Something is not right with Europe’s sanctions regime. The headline figure is already enough to make you wonder: the European Union today imposes sanctions on more than 30 countries – that’s almost one in six countries in the world! writes Justin Stares.

The sheer number would suggest the sanctions regime is hardly effective. But to truly assess success you have to ask what Brussels is looking to achieve.

Are the latest Russia sanctions designed to punish Putin? To dissuade him from taking further action in Ukraine? Are they a warning to other so-called pariahs, or simply an expression of Europe’s moral indignation?

If sanctions are designed to alter behaviour then there is a danger they could backfire; let’s see what happens if Putin is pushed into a corner.

Have past economic sanctions changed the course of government policy? It’s an impossible question. Some say sanctions against Libya, Liberia and Unita in Angola helped increase pressure and remove a threat.

What about South Africa? Did sanctions help end apartheid? Or was that more the role of sporting bans and decisions by rock groups not to play?

Have sanctions against North Korea made any difference? Have sanctions brought the Iranian regime in Tehran to the brink, as some predicted? Or have they just fuelled inflation?

Nowadays, the EU and the United Nations focus on “targeted” or “smart” sanctions rather than blanket sanctions. The populace should in theory be shielded, while those closest to the undesirable regime suffer the full brunt.

While laudable, this policy is not without its undesirable side-effects. Pye Phyo Tay Za, who was 16 at the time, was prevented from attending university in Britain because his father, a businessman, was deemed too close to the repressive Myanmar regime. Making the son pay for the alleged sins of the father hardly flatters the EU.

Sanctions imposed by Brussels can also hit European industry just as hard, or harder, than the intended target. This was the case in Ivory Coast, where European shipowners complained they lost money when sanctions prevented them from calling at the nation’s ports. Ships that were not flying a European flag were not covered by the ban, and therefore simply moved in, taking Europe’s share of the market.

Targeted sanctions can encourage corruption as those on the lists of targeted individuals seek to bypass the law. This corruption, academic studies have shown, can endure when the sanctions are lifted.

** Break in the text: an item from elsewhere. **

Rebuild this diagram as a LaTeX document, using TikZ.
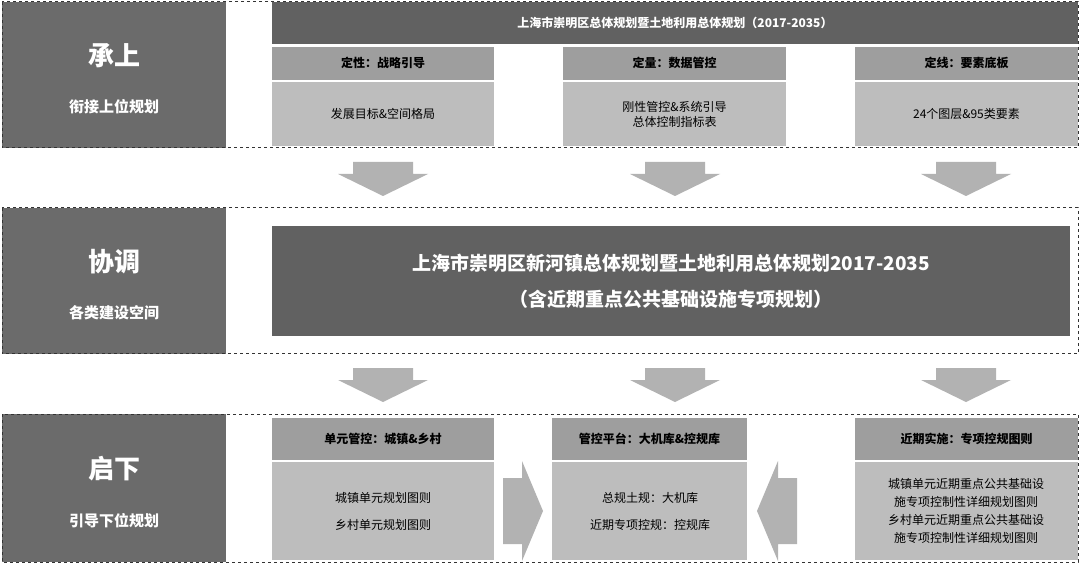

To make matters worse, the EU is currently suffering from criticism regarding what lawyers euphemistically call “due process”. EU sanctions against Iran are in many cases simply illegal, the European Court of Justice has found. So-called evidence collected by the Council of Ministers has been shown to be well below European legal standards and has in many cases been thrown out by Luxembourg judges.

The Council, which represents the EU’s high-and-mighty Member States, has chosen to ignore the court’s rulings and re-file a new set of alleged evidence, much of which is no doubt as dodgy as the first set.

Brussels, and the EU, consider they hold the moral high ground. Brussels law-makers believe they have the right to impose sanctions on anyone they chose because Europeans are the most civilised people on earth.

That may just possibly have been true at given moments in history, but the more you examine the EU sanctions regime, the less convincing the argument seems today. Something is rotten in the state of Denmark.